Argentina’s Opposition Campaigns for Cooperation with China and the BRICS

Sabino Vaca Narvaja, who served as Argentina’s ambassador in Beijing from April 2021 to Dec. 10, 2023, has just completed a working trip to five Chinese cities, during which he discussed exciting plans for continued bilateral cooperation among academic, cultural and communication institutions, despite President Javier Milei’s insulting and offensive behavior toward China’s leaders. Notable was his meeting in Shanghai with officials from the BRICS New Development Bank (NDB), whose president, former Brazilian President Dilma Rousseff, is a close friend, to discuss the Bank’s possible involvement in development projects and investments in the province of Buenos Aires. Axel Kicillof, the Peronist Governor of Argentina’s largest and most economically important province, had previously discussed this in a March 22, 2024 Zoom meeting with Dilma Rousseff.

According to the April 26 Noticias Urbanas, the NDB meeting also discussed a proposal to establish an office in Brazil to promote development programs for Ibero-American governors and mayors. Vaca Narvaja’s initiative is the leading edge of growing sentiment in Argentina — and in other Ibero-American countries whose governments have chosen not to join the BRICS (such as Mexico) — to organize support in the population for the economic policies the group promotes, in some cases establishing “Friends of the BRICS” organizing drives.

As ambassador, Vaca Narvaja organized aggressively for Argentina to join what was then still the group of five. But President Milei, in office since last December, pledged allegiance to the U.S., Israel and other nations of the “free world” committed to preserving the crumbling unipolar world. He has since cozied up to NATO and the commander of the U.S. Southern Command, Gen. Laura Richardson. Relations with the nations of the Global South don’t interest him, although he did send his Foreign Minister Diana Mondino on a tour of China, beginning April 28, in hopes of convincing Beijing to renew a $6 billion yuan swap that expires in June and which his government desperately needs to bolster its reserves.

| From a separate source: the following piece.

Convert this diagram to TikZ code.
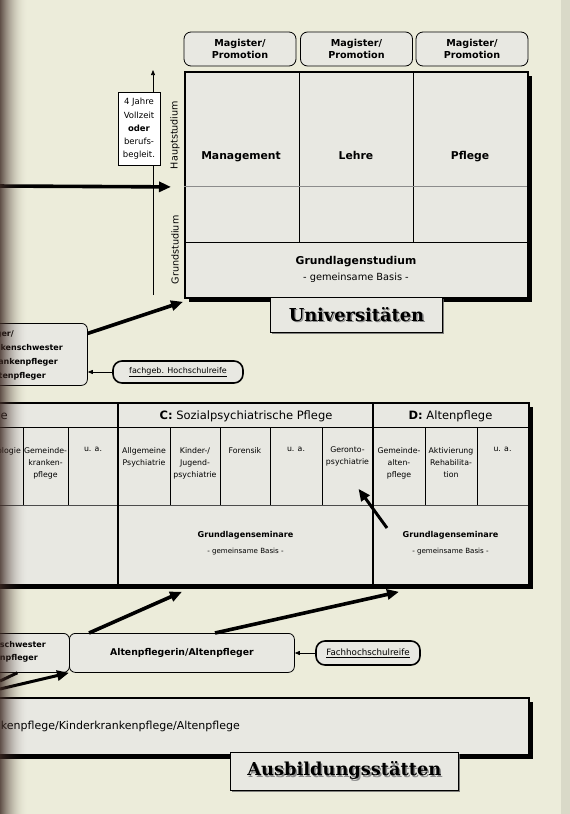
\documentclass[tikz,border=0pt]{standalone}
\usepackage{fontspec}
\setmainfont{DejaVu Sans}
\newfontfamily\titlefont{DejaVu Serif}
\usetikzlibrary{arrows.meta,shadows,calc}
\definecolor{bg}{RGB}{236,236,218}
\definecolor{boxfill}{RGB}{232,232,226}
\definecolor{bind}{RGB}{62,42,36}
\newcommand{\shadowtext}[1]{\makebox[0pt][l]{\hspace{1.4pt}\raisebox{-1.4pt}{\textcolor{black!45}{#1}}}#1}
\begin{document}
\begin{tikzpicture}[x=1pt,y=-1pt,
  frame/.style={draw=black, line width=1.8pt, fill=boxfill, inner sep=0pt, anchor=north west,
    drop shadow={shadow xshift=4.5pt, shadow yshift=-4.5pt, fill=black, opacity=1}},
  magbox/.style={draw=black, line width=0.8pt, rounded corners=7pt, fill=boxfill, minimum width=112pt,
    minimum height=34pt, inner sep=0pt, align=center, font=\bfseries\fontsize{9.6}{12.5}\selectfont},
  rbox/.style={draw=black, line width=0.8pt, rounded corners=6pt, fill=boxfill, inner sep=0pt, anchor=north west},
  pill/.style={draw=black, line width=1.6pt, rounded corners=9pt, fill=boxfill, inner sep=0pt},
  txt/.style={inner sep=0pt},
  frag/.style={inner sep=0pt, anchor=east, font=\bfseries\fontsize{8}{10}\selectfont},
  coltxt/.style={inner sep=0pt, align=center, anchor=north, font=\fontsize{7.8}{12}\selectfont},
  big/.style={line width=3.6pt, -{Triangle[length=12pt,width=10pt]}},
  thinarr/.style={line width=0.7pt, -{Triangle[length=5pt,width=4pt]}},
  grid/.style={line width=0.9pt},
  titlebox/.style={draw=black, line width=0.8pt, fill=boxfill, inner sep=0pt, anchor=north west,
    drop shadow={shadow xshift=2pt, shadow yshift=-2pt, fill=black!60, opacity=0.8}},
  titletxt/.style={inner sep=0pt, font=\titlefont\bfseries\fontsize{17.8}{20}\selectfont},
  head/.style={inner sep=0pt, anchor=base, font=\bfseries\fontsize{10.8}{13}\selectfont},
]
\fill[bg] (0,0) rectangle (570,814);
\useasboundingbox (0,0) rectangle (570,814);
\clip (0,0) rectangle (570,814);

% ---------- Universitaeten ----------
\node[magbox] (m1) at (240,49) {Magister/\\Promotion};
\node[magbox] (m2) at (356.5,49) {Magister/\\Promotion};
\node[magbox] (m3) at (472,49) {Magister/\\Promotion};

\node[frame, minimum width=343pt, minimum height=226pt] (uni) at (184,71) {};
\draw[grid] (299,71) -- (299,242);
\draw[grid] (413,71) -- (413,242);
\draw[line width=0.6pt, black!45] (184,186) -- (527,186);
\draw[grid] (184,242) -- (527,242);
\node[head] (tman) at (241,159) {Management};
\node[head] (tleh) at (356,159) {Lehre};
\node[head] (tpfl) at (470,159) {Pflege};
\node[head] (tgs) at (356,264) {Grundlagenstudium};
\node[txt, anchor=base, font=\fontsize{9.8}{12}\selectfont] (tgb) at (356,280) {- gemeinsame Basis -};

\node[txt, rotate=90, font=\fontsize{9.6}{11}\selectfont] (haupt) at (175,135) {Hauptstudium};
\node[txt, rotate=90, font=\fontsize{9.6}{11}\selectfont] (grund) at (175,250) {Grundstudium};

\coordinate (axb) at (153,295);
\coordinate (axt) at (153,70);
\draw[thinarr] (axb) -- (axt);
\node[draw, line width=0.6pt, fill=white, minimum width=42pt, minimum height=73pt, inner sep=0pt,
  align=center, font=\fontsize{8.5}{13.3}\selectfont] (jahre) at (139,129)
  {4 Jahre\\Vollzeit\\\textbf{oder}\\berufs-\\begleit.};

\coordinate (hin) at (-5,186);
\draw[big] (hin) -- ([xshift=-13pt,yshift=-2pt]uni.west);

\node[titlebox, minimum width=172pt, minimum height=35pt] (unibox) at (270,297) {};
\node[titletxt] (unitxt) at (unibox.center) {\shadowtext{Universitäten}};

% left upper box
\node[rbox, minimum width=130pt, minimum height=62pt] (lb1) at (-43,323) {};
\node[frag] (l1a) at (14,334) {Krankenpfleger/};
\node[frag] (l1b) at (63,348) {Kinderkrankenschwester};
\node[frag] (l1c) at (58,362) {Kinderkrankenpfleger};
\node[frag] (l1d) at (46,376) {Altenpfleger};
\draw[big] ([yshift=21pt]lb1.east) -- ([xshift=-1pt,yshift=-3pt]uni.south west);

\node[pill, minimum width=130pt, minimum height=22pt, font=\fontsize{8}{10}\selectfont] (fach) at (178,372)
  {\underline{fachgeb. Hochschulreife}};
\draw[thinarr] (fach.west) -- (fach.west -| lb1.east);

% ---------- middle box ----------
\node[frame, minimum width=548pt, minimum height=182pt] (mid) at (-20,402) {};
\draw[grid] (-20,427) -- (528,427);
\draw[line width=0.9pt, black!70] (-20,505) -- (528,505);
\foreach \cx in {23,68,170,220,270,322,425,477} {\draw[line width=0.7pt] (\cx,427) -- (\cx,505);}
\draw[line width=1.4pt] (118,402) -- (118,584);
\draw[line width=1.4pt] (373,402) -- (373,584);

\node[txt, anchor=base east, font=\fontsize{11.5}{13}\selectfont] (ha) at (8,419) {\textbf{A:} Krankenpflege};
\node[txt, anchor=base, font=\fontsize{11.5}{13}\selectfont] (hc) at (246,419) {\textbf{C:} Sozialpsychiatrische Pflege};
\node[txt, anchor=base, font=\fontsize{11.5}{13}\selectfont] (hd) at (450.5,419) {\textbf{D:} Altenpflege};

\node[coltxt, anchor=north east] (ca1) at (21,447) {Onkologie};
\node[coltxt] (ca2) at (45.5,447) {Gemeinde-\\kranken-\\pflege};
\node[coltxt] (ca3) at (93,447) {u. a.};
\node[coltxt] (cc1) at (144,447) {Allgemeine\\Psychiatrie};
\node[coltxt] (cc2) at (195,447) {Kinder-/\\Jugend-\\psychiatrie};
\node[coltxt] (cc3) at (245,447) {Forensik};
\node[coltxt] (cc4) at (296,447) {u. a.};
\node[coltxt] (gero) at (347.5,447) {Geronto-\\psychiatrie};
\node[coltxt] (cd1) at (399,447) {Gemeinde-\\alten-\\pflege};
\node[coltxt] (cd2) at (451,447) {Aktivierung\\Rehabilita-\\tion};
\node[coltxt] (cd3) at (502.5,447) {u. a.};

\node[txt, font=\bfseries\fontsize{8.1}{10}\selectfont] (gsc) at (245.5,535) {Grundlagenseminare};
\node[txt, font=\fontsize{7.1}{9}\selectfont] (gbc) at (245.5,552) {- gemeinsame Basis -};
\node[txt, font=\bfseries\fontsize{8.1}{10}\selectfont] (gsd) at (450.5,535) {Grundlagenseminare};
\node[txt, font=\fontsize{7.1}{9}\selectfont] (gbd) at (450.5,552) {- gemeinsame Basis -};

\coordinate (gt) at (387,528);
\draw[big, line width=3pt] (gt) -- ([xshift=11pt,yshift=-22pt]gero.south);

% ---------- lower boxes ----------
\node[rbox, minimum width=112pt, minimum height=39pt] (lb2) at (-43,633) {};
\node[frag] (l2a) at (46,645) {Kinderkrankenschwester};
\node[frag] (l2b) at (38,658) {Krankenpfleger};
\node[rbox, minimum width=225pt, minimum height=39pt, font=\bfseries\fontsize{9.3}{11}\selectfont] (alt) at (69,633)
  {Altenpflegerin/Altenpfleger};

\node[pill, minimum width=104pt, minimum height=24pt, font=\fontsize{8.7}{10}\selectfont] (fh) at (368,653)
  {\underline{Fachhochschulreife}};
\draw[thinarr] (fh.west) -- (fh.west -| alt.east);

\draw[big] ([xshift=20pt]alt.north west) -- ($(mid.south west)+(202,6)$);
\draw[big] ([xshift=146pt]alt.north west) -- ($(mid.south west)+(419,6)$);

% ---------- Ausbildungsstaetten ----------
\node[frame, line width=1.6pt, minimum width=548pt, minimum height=57pt] (ausb) at (-20,697) {};
\node[txt, anchor=east, font=\fontsize{11}{13}\selectfont] (atx) at (240,726) {Krankenpflege/Kinderkrankenpflege/Altenpflege};
\node[titlebox, minimum width=228pt, minimum height=38pt] (ausbbox) at (230,752) {};
\node[titletxt] (ausbtxt) at (ausbbox.center) {\shadowtext{Ausbildungsstätten}};

\coordinate (s1) at (0,689);
\coordinate (s2) at (0,681);
\draw[big, line width=3pt] (s1) -- (alt.south west);
\draw[line width=3pt] (s2) -- ([xshift=4pt]lb2.south);

% ---------- page edges ----------
\foreach \i in {0,...,27} {
  \pgfmathsetmacro{\op}{0.8*(1-\i/28)^2}
  \fill[bind, opacity=\op] (\i,0) rectangle (\i+1.05,814);
}
\fill[black, opacity=0.08] (561,0) rectangle (570,814);
\end{tikzpicture}
\end{document}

Vaca Narvaja’s bilateral cultural exchanges and optimistic approach to China stand in sharp contrast to Milei’s world view and foreign policy, which the former ambassador said “fuels conflicts and concepts from the era of the Crusades between West and East, evoking one of the darkest periods of humanity … guided by a strong component of religious whim”. While China follows a “model of cooperation, without conditionalities or impositions,” Vaca Narvaja told Noticias Urbanas, “Milei proposes to apply a colonial program for Argentina … seeking to subject our foreign policy to what the United States decides…. We are facing an extremely complex international situation which means having leaders who can perform their duties rising to the level that current circumstances require.” That, Milei is definitely not.